そして、一人は、「チッ」と聞こえるように舌打ちし、「…ってんだよ」とつぶやきながら、その場を離れるでもなく、近くで腕を組んでにらんでいた。

彼が、いわば植松被告候補である。危害こそ加えてこなかったものの、自閉症児がパニックを起こしているのが許せないのだろう。公共の場で紙を散らかして、寝転んで泣きわめいている6歳児が許せないのだろう。

迷惑をかけている者は、抹殺していい。というのが、日本人の風潮である。彼は私とパニックを起こしている娘を非難することで、承認欲求を満たしているのだ。「公共の場で迷惑かけて許せない者を罰した」と。

いや、迷惑をかける人など他にもいくらでもいるが、弱く、体も小さい女児、あたふたと這いつくばって紙を集めている父親。つまり、攻撃しても反撃がなさそうだ。そう判断したからの露骨な非難である。

もちろん、危害を加えてきたら、倍返しにしてやるが、彼らの論理であれば、同じように国庫の負担になっていても、貧困層に比べると、障害児は弱く、マイノリティだ。

わかりやすく迷惑をかける。

貧困層を弾圧せよなどというと、人でなしと、ものすごいバッシングを浴びることは間違いない。
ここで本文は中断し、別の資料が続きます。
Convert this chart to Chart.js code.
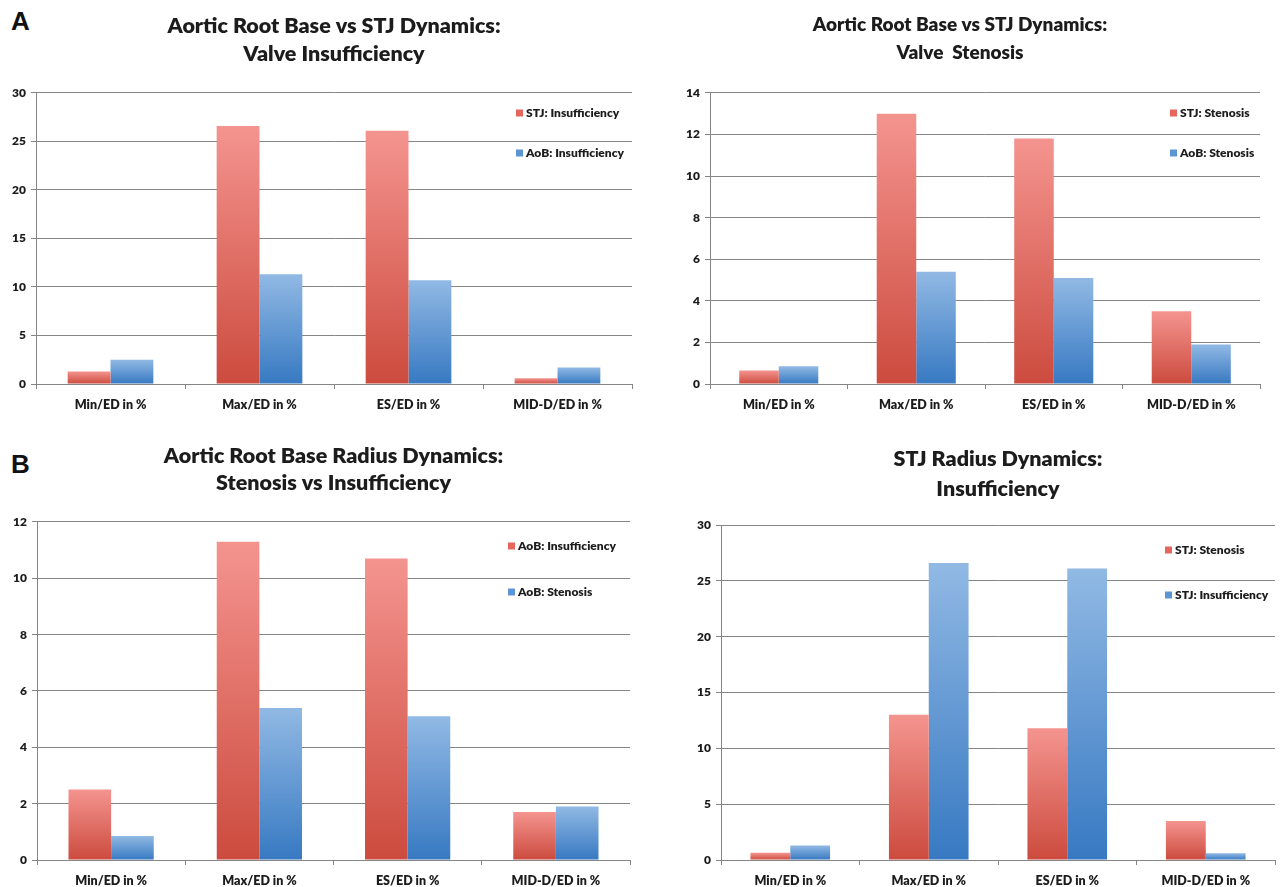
<!DOCTYPE html>
<html>
<head>
<meta charset="utf-8">
<title>Aortic Root Base and STJ Radius Dynamics</title>
<script src="https://cdn.jsdelivr.net/npm/chart.js@4.4.1/dist/chart.umd.min.js"></script>
<style>
  html, body { margin: 0; padding: 0; background: #fff; }
  body { width: 1280px; height: 887px; position: relative; overflow: hidden; }
  .panel { position: absolute; }
  .letter { position: absolute; font-family: "Liberation Sans", Arial, sans-serif; font-weight: bold; font-size: 26px; color: #111; }
</style>
</head>
<body>
<div class="letter" style="left:11px; top:6px;">A</div>
<div class="letter" style="left:11px; top:449px;">B</div>
<div class="panel" style="left:0; top:0;"><canvas id="c1" width="640" height="430"></canvas></div>
<div class="panel" style="left:660px; top:0;"><canvas id="c2" width="620" height="430"></canvas></div>
<div class="panel" style="left:0; top:430px;"><canvas id="c3" width="640" height="457"></canvas></div>
<div class="panel" style="left:640px; top:430px;"><canvas id="c4" width="640" height="457"></canvas></div>
<script>
// Measurement categories (percent change relative to end-diastole)
const categories = ['Min/ED in %', 'Max/ED in %', 'ES/ED in %', 'MID-D/ED in %'];

// Series values
const stjInsufficiency = [1.3, 26.6, 26.1, 0.6];
const aobInsufficiency = [2.5, 11.3, 10.7, 1.7];
const stjStenosis = [0.65, 13.0, 11.8, 3.5];
const aobStenosis = [0.85, 5.4, 5.1, 1.9];

// Y-axis ranges per panel
const yMaxValveInsuff = 30, yStepValveInsuff = 5;
const yMaxValveSten = 14, yStepValveSten = 2;
const yMaxAobRadius = 12, yStepAobRadius = 2;
const yMaxStjRadius = 30, yStepStjRadius = 5;

const FONT = 'Lato, "Open Sans", sans-serif';
const INK = '#1c1c1c';
const GRID = '#858585';

const RED = { top: '#f4948f', bottom: '#cc4b3e', key: '#e4665d' };
const BLUE = { top: '#91b9e4', bottom: '#3779c2', key: '#5b95d4' };

// Each bar gets its own vertical gradient, light at the top and deeper at the base.
function barFill(pal) {
  return (ctx) => {
    const chart = ctx.chart;
    if (!chart.chartArea || ctx.type !== 'data') return pal.key;
    const ys = chart.scales.y;
    const yTop = ys.getPixelForValue(ctx.raw);
    const yBase = ys.getPixelForValue(0);
    if (!isFinite(yTop) || !isFinite(yBase) || Math.abs(yBase - yTop) < 1) return pal.bottom;
    const g = chart.ctx.createLinearGradient(0, yTop, 0, yBase);
    g.addColorStop(0, pal.top);
    g.addColorStop(1, pal.bottom);
    return g;
  };
}

// Legend drawn inside the plot, at the upper right.
const insideLegend = {
  id: 'insideLegend',
  afterDatasetsDraw(chart, args, opts) {
    const c = chart.ctx;
    c.save();
    c.font = '800 12px ' + FONT;
    c.textBaseline = 'middle';
    c.textAlign = 'left';
    chart.data.datasets.forEach((ds, i) => {
      const y = opts.y + i * opts.gap;
      c.fillStyle = ds.keyColor;
      c.fillRect(opts.x, y - 3.5, 7, 7);
      c.fillStyle = INK;
      c.fillText(ds.label, opts.x + 10, y);
    });
    c.restore();
  }
};

function build(id, cfg) {
  const ctx = document.getElementById(id);
  return new Chart(ctx, {
    type: 'bar',
    data: {
      labels: categories,
      datasets: cfg.series.map(s => ({
        label: s.label,
        data: s.data,
        backgroundColor: barFill(s.pal),
        keyColor: s.pal.key,
        borderWidth: 0,
        categoryPercentage: 0.575,
        barPercentage: 1.0
      }))
    },
    options: {
      responsive: false,
      animation: false,
      devicePixelRatio: 1,
      layout: { padding: { left: 0, right: cfg.padRight, top: 0, bottom: 0 } },
      plugins: {
        legend: { display: false },
        tooltip: { enabled: false },
        title: {
          display: true,
          text: cfg.title,
          fullSize: cfg.titleFull,
          color: INK,
          font: { family: FONT, weight: '800', size: cfg.titleSize, lineHeight: cfg.titleLH },
          padding: { top: cfg.titleTop, bottom: cfg.titleBottom }
        },
        insideLegend: cfg.legend
      },
      scales: {
        x: {
          grid: { display: true, offset: true, drawOnChartArea: false, drawTicks: true, tickLength: 5, color: GRID, lineWidth: 1 },
          border: { display: true, color: GRID, width: 1 },
          ticks: { color: INK, font: { family: FONT, weight: '800', size: 12.5 }, padding: 8, maxRotation: 0 },
          afterFit(scale) { scale.height = cfg.xHeight; }
        },
        y: {
          min: 0,
          max: cfg.yMax,
          grid: { color: GRID, lineWidth: 1, drawTicks: true, tickLength: 5 },
          border: { display: true, color: GRID, width: 1 },
          ticks: { stepSize: cfg.yStep, color: INK, font: { family: FONT, weight: '800', size: 12 }, padding: 5 },
          afterFit(scale) { scale.width = cfg.yWidth; }
        }
      }
    },
    plugins: [insideLegend]
  });
}

build('c1', {
  title: ['Aortic Root Base vs STJ Dynamics:', 'Valve Insufficiency'],
  titleFull: false, titleSize: 21.5, titleLH: 1.3, titleTop: 12, titleBottom: 25,
  yMax: yMaxValveInsuff, yStep: yStepValveInsuff,
  yWidth: 36, padRight: 8, xHeight: 46,
  legend: { x: 516, y: 113, gap: 40 },
  series: [
    { label: 'STJ: Insufficiency', data: stjInsufficiency, pal: RED },
    { label: 'AoB: Insufficiency', data: aobInsufficiency, pal: BLUE }
  ]
});

build('c2', {
  title: ['Aortic Root Base vs STJ Dynamics:', 'Valve  Stenosis'],
  titleFull: true, titleSize: 19, titleLH: 1.47, titleTop: 11, titleBottom: 26,
  yMax: yMaxValveSten, yStep: yStepValveSten,
  yWidth: 50, padRight: 20, xHeight: 46,
  legend: { x: 510, y: 113, gap: 40 },
  series: [
    { label: 'STJ: Stenosis', data: stjStenosis, pal: RED },
    { label: 'AoB: Stenosis', data: aobStenosis, pal: BLUE }
  ]
});

build('c3', {
  title: ['Aortic Root Base Radius Dynamics:', 'Stenosis vs Insufficiency'],
  titleFull: false, titleSize: 21.5, titleLH: 1.26, titleTop: 12.5, titleBottom: 25.3,
  yMax: yMaxAobRadius, yStep: yStepAobRadius,
  yWidth: 37, padRight: 10, xHeight: 27,
  legend: { x: 508, y: 116, gap: 46 },
  series: [
    { label: 'AoB: Insufficiency', data: aobInsufficiency, pal: RED },
    { label: 'AoB: Stenosis', data: aobStenosis, pal: BLUE }
  ]
});

build('c4', {
  title: ['STJ Radius Dynamics:', 'Insufficiency'],
  titleFull: false, titleSize: 21.5, titleLH: 1.4, titleTop: 14, titleBottom: 20.8,
  yMax: yMaxStjRadius, yStep: yStepStjRadius,
  yWidth: 81, padRight: 5, xHeight: 27,
  legend: { x: 525, y: 120, gap: 45 },
  series: [
    { label: 'STJ: Stenosis', data: stjStenosis, pal: RED },
    { label: 'STJ: Insufficiency', data: stjInsufficiency, pal: BLUE }
  ]
});
</script>
</body>
</html>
何しろ、今の時代、自分もいつ貧困層に転落するか分からないので、貧困を悪とはしないのだ。

その代わり、生まれつきの障害者であれば極めてマイノリティであるし、人が途中から自閉症児になることはない。

迷惑をかけていると、大手をふって非難してよい対象になるのだ。

パニックを起こしている自閉症児とその親を、「正義の面」をして非難、攻撃することは、承認欲求を満たし、さぞ気持ちいいだろう。

これの行きついた先が、相模原やまゆり園の大量殺人である。

野球選手か歌手になっていたら、やらなかったという被告のことばは、障害者への殺人は、メジャーリーガーや大ヒットシンガーであるほどの承認欲求が満たされる価値があったらしい。

やまゆり園事件の1年後くらいに、NHKが障害者についての番組を作り、そこに視聴者からの意見を募集した。

「障害者はいなくなって欲しい」「迷惑」といった、公共の電波で流していいのだろうかというコメントが読み上げられた。

知的障害者や自閉症児は、「迷惑」防止という大義名分があるから叩いてもいい。

その気持ちが人々の根底にある限り、第二第三の植松は現れる。

彼一人を死刑にしても何も終わらない。